Le cinéma africain perd l'un des ses grands réalisateurs. Celui qui affirmait en 2005 avoir "un coeur de 20 ans" est décédé ce 9 juin dans son domicile de Dakar, à l'âge de 84 ans. Véritable pionnier du cinéma africain, réalisateur du premier long métrage produit en Afrique Noire, Ousmane Sembene a succombé, "dignement" selon son assistant Clarence Delgado, à une longue maladie. Il laisse derrière lui une dizaine de films, plusieurs romans (Le Docker noir, Ô pays, mon beau peuple, Les Bouts de bois de Dieu, Voltaïque, L'Harmattan, Le Mandat, Xala, Le Dernier de l'Empire, Niiwam, Taaw), ainsi que le Festival panafricain du cinéma et de la télévision de Ouagadougou, dont il est l'un des membres-fondateurs.
Un ancien tirailleur devenu écrivain
Originaire d'un village de Casamance, Ousmane Sembene fait partie des tirailleurs sénégalais mobilisés par l'armée coloniale française pendant la Seconde Guerre mondiale. Arrivé clandestinement à Marseille en 1946, il y travaille comme maçon, puis docker. C'est à cette époque que le jeune homme engagé -il milite à la CGT- découvre le cinéma et la littérature. Devenu écrivain, il relate son expérience d'immigré dans Le Docker noir, son premier roman, publié en 1956.
Réalisateur du premier long métrage africain
Désireux de se faire entendre par le plus grand nombre, Ousmane Sembene, bientôt quadragénaire, choisit de s'exprimer à travers le cinéma. Après avoir consulté André Bazin et Georges Sadoul, il part étudier le 7e art à Moscou. En 1963, il signe son premier court métrage, Borom Sarret, qui décrit le quotidien d'un charretier à Dakar.
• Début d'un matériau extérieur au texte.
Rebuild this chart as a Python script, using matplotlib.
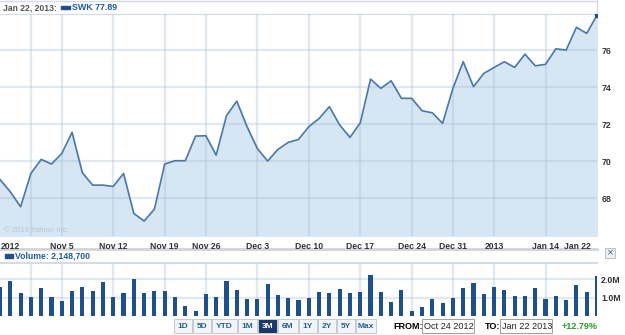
import matplotlib
matplotlib.use('Agg')
from matplotlib import pyplot as plt
from matplotlib.patches import Rectangle
from matplotlib.transforms import blended_transform_factory
import numpy as np

# closing prices, one per trading day Oct 24 2012 .. Jan 22 2013
prices = [69.00, 68.34, 67.53, 69.33, 70.09, 69.84, 70.41, 71.55, 69.37, 68.70,
          68.70, 68.63, 69.33, 67.17, 66.76, 67.40, 69.84, 70.02, 70.02, 71.35,
          71.37, 70.32, 72.45, 73.24, 71.86, 70.68, 70.00, 70.63, 71.01, 71.17,
          71.86, 72.30, 72.94, 71.95, 71.28, 72.07, 74.43, 73.93, 74.34, 73.39,
          73.39, 72.72, 72.61, 72.04, 73.93, 75.37, 74.02, 74.74, 75.06, 75.37,
          75.06, 75.78, 75.15, 75.23, 76.07, 76.00, 77.23, 76.90, 77.89]
# daily volume in millions
volumes = [1.55, 1.89, 1.22, 1.05, 1.53, 1.05, 0.80, 1.33, 1.56, 1.36,
           1.84, 1.02, 1.27, 2.00, 1.22, 1.36, 1.36, 1.05, 0.54, 0.29,
           1.18, 1.02, 1.89, 1.42, 0.91, 0.91, 1.71, 1.14, 0.95, 0.85,
           1.00, 1.31, 1.27, 1.44, 1.22, 1.31, 2.22, 1.31, 0.74, 1.40,
           0.29, 0.49, 0.92, 0.71, 0.96, 1.49, 1.78, 1.18, 1.56, 1.40,
           1.09, 1.09, 1.53, 0.92, 1.09, 0.84, 1.69, 1.31, 2.15]
grid_days = [3, 6, 11, 16, 20, 25, 30, 35, 40, 44, 48, 53]
label_days = [0, 6, 11, 16, 20, 25, 30, 35, 40, 44, 48, 53, 58]
label_text = ['2012', 'Nov 5', 'Nov 12', 'Nov 19', 'Nov 26', 'Dec 3', 'Dec 10',
              'Dec 17', 'Dec 24', 'Dec 31', '2013', 'Jan 14', 'Jan 22']
price_ticks = [68, 70, 72, 74, 76]
vol_ticks = [1.0, 2.0]
vol_tick_text = ['1.0M', '2.0M']
ranges = ['1D', '5D', 'YTD', '1M', '3M', '6M', '1Y', '2Y', '5Y', 'Max']

W, H = 625, 335
FONT = 'Liberation Sans'
LBL = '#333333'
BLUE = '#1f5089'
GRID = '#a9c0d6'

fig = plt.figure(figsize=(W / 100, H / 100), dpi=100)
days = np.arange(len(prices))

def px_axes(x0, y0, x1, y1):
    return fig.add_axes([x0 / W, 1 - y1 / H, (x1 - x0) / W, (y1 - y0) / H])

# price panel
ax = px_axes(0, 14, 597, 236)
ax.fill_between(days, prices, 60, color='#d6e6f2', zorder=1)
ax.plot(days, prices, color='#4b78a9', lw=1.2, zorder=4)
ax.plot(days[-1], prices[-1], 'o', ms=3, color='#1f5089', zorder=5)
ax.set_xlim(0, len(prices) - 1)
ax.set_ylim(65.95, 77.95)
ax.set_xticks(grid_days)
ax.set_xticklabels([])
ax.set_yticks(price_ticks)
ax.yaxis.tick_right()
ax.tick_params(length=0, pad=3)
ax.tick_params(axis='y', labelsize=6.3, labelcolor=LBL)
for t in ax.get_yticklabels():
    t.set_fontfamily(FONT)
    t.set_fontweight('bold')
ax.grid(True, color=GRID, alpha=0.35, lw=1.6, zorder=3)
for s in ['left', 'right', 'bottom']:
    ax.spines[s].set_visible(False)
ax.spines['top'].set_color('#d4dbe3')
ax.set_axisbelow(False)
ax.text(0.007, 0.02, '\u00a9 2013 Yahoo! Inc.', transform=ax.transAxes,
        fontsize=5.5, color='#b5c6d6', family=FONT, zorder=6)
tr = blended_transform_factory(ax.transData, ax.transAxes)
for d, t in zip(label_days, label_text):
    ha = 'left' if d == 0 else ('right' if d == len(prices) - 1 else 'center')
    xd = d + 0.1 if d == 0 else (d - 0.6 if ha == 'right' else d)
    ax.text(xd, -0.025, t, transform=tr, ha=ha, va='top', fontsize=6.2,
            fontweight='bold', color=LBL, family=FONT, clip_on=False)

# volume panel
av = px_axes(0, 263, 597, 316)
av.bar(days, volumes, width=0.4, color=BLUE, zorder=3)
av.set_xlim(0, len(prices) - 1)
av.set_ylim(0, 2.87)
av.set_xticks(grid_days)
av.set_xticklabels([])
av.set_yticks(vol_ticks)
av.set_yticklabels(vol_tick_text)
av.yaxis.tick_right()
av.tick_params(length=0, pad=3)
av.tick_params(axis='y', labelsize=6.3, labelcolor=LBL)
for t in av.get_yticklabels():
    t.set_fontfamily(FONT)
    t.set_fontweight('bold')
av.grid(True, color=GRID, alpha=0.35, lw=1.6, zorder=1)
for s in ['left', 'right', 'bottom']:
    av.spines[s].set_visible(False)
av.spines['top'].set_color('#d4dbe3')
av.spines['top'].set_linewidth(1.5)

# chrome drawn in pixel space
ov = fig.add_axes([0, 0, 1, 1], zorder=-1)
ov.set_xlim(0, W)
ov.set_ylim(H, 0)
ov.axis('off')
ov.plot([0, 597], [0.5, 0.5], color='#d4dbe3', lw=1)
ov.plot([596.5, 596.5], [0, 14], color='#d4dbe3', lw=1)
ov.plot([0, 597], [248.5, 248.5], color='#d0d4d8', lw=2)

top = fig.add_axes([0, 0, 1, 1], zorder=10)
top.set_xlim(0, W)
top.set_ylim(H, 0)
top.axis('off')
top.text(3, 7.5, 'Jan 22, 2013:', fontsize=6.2, fontweight='bold', color='#555555',
         family=FONT, va='center')
top.add_patch(Rectangle((61, 5.5), 9, 3.5, color=BLUE))
top.text(72, 7.5, 'SWK 77.89', fontsize=6.4, fontweight='bold', color='#1f5a96',
         family=FONT, va='center')
top.add_patch(Rectangle((5, 254), 8, 3.5, color=BLUE))
top.text(15, 255.5, 'Volume: 2,148,700', fontsize=6.2, fontweight='bold',
         color='#1f5a96', family=FONT, va='center')
top.add_patch(Rectangle((605, 248), 10, 10, facecolor='#eef1f4', edgecolor='#b0b8c0', lw=0.6))
top.text(610, 253, '\u00d7', fontsize=6, color='#555555', ha='center', va='center')

# range buttons
edges = [174, 193, 212, 238, 258, 278, 299, 318, 337, 356, 377]
for i, r in enumerate(ranges):
    x0, x1 = edges[i], edges[i + 1] - 1
    sel = r == '3M'
    top.add_patch(Rectangle((x0, 319), x1 - x0, 14,
                            facecolor='#1b3a68' if sel else '#f2f5f8',
                            edgecolor='#c3ccd6', lw=0.7))
    top.text((x0 + x1) / 2, 326.5, r, fontsize=6, fontweight='bold', family=FONT,
             color='white' if sel else '#2d5c8f', ha='center', va='center')
top.text(393, 326.5, 'FROM:', fontsize=6.5, fontweight='bold', family=FONT,
         color='black', va='center')
top.add_patch(Rectangle((422, 319), 52, 14, facecolor='white', edgecolor='#a0a0a0', lw=0.7))
top.text(424, 326.5, 'Oct 24 2012', fontsize=6.6, family=FONT, color='#222222', va='center')
top.text(485, 326.5, 'TO:', fontsize=6.5, fontweight='bold', family=FONT,
         color='black', va='center')
top.add_patch(Rectangle((500, 319), 52, 14, facecolor='white', edgecolor='#a0a0a0', lw=0.7))
top.text(502, 326.5, 'Jan 22 2013', fontsize=6.6, family=FONT, color='#222222', va='center')
top.text(562, 326.5, '+12.79%', fontsize=6.5, fontweight='bold', family=FONT,
         color='#2e9a2e', va='center')

fig.savefig('out.png', dpi=100)
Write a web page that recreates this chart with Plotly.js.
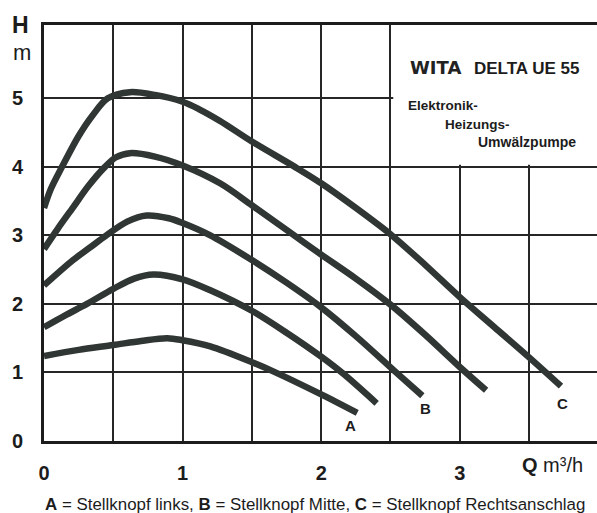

Il passe au long trois ans plus tard avec La Noire de..., l'histoire d'une domestique noire maltraitée par ses patrons blancs. Couronné par le Prix Jean-Vigo, ce film est le tout premier long métrage produit et réalisé en Afrique noire.
Les pages sombres de l'histoire africaine
S'il dépeint avec humour et sans concessions les rapports sociaux dans l'Afrique contemporaine (Le Mandat, 1968), Ousmane Sembene s'attache aussi à évoquer les pages les plus sombres de l'histoire de son continent : les conflits religieux au XVIIe siècle (Ceddo, 1977), ou les affrontements avec l'armée coloniale durant la guerre : Dieu du tonnerre en 1971, puis Le Camp de Thiaroye, Grand Prix du Jury à Venise en 1988, une oeuvre qui revient sur le massacre des tirailleurs sénégalais par des gradés français en 1945.
La condition des femmes en Afrique
Après Guelwaar (1991), Sembene, homme de combats, entame une trilogie baptisée "L'Héroïsme au quotidien", portant notamment sur la condition des femmes en Afrique : il fait le portrait d'une mère célibataire dans Faat Kiné, le premier volet (2001), tandis que Moolaadé -l'un des films les plus remarqués au Festival de Cannes 2004 (Prix Un certain Regard et Mention Spécial du Jury Oecuménique)- est une dénonciation de l'excision. En 2005, le réalisateur s'était vu décerner, toujours dans le cadre du Festival de Cannes, le Carrosse d'Or saluant sa carrière.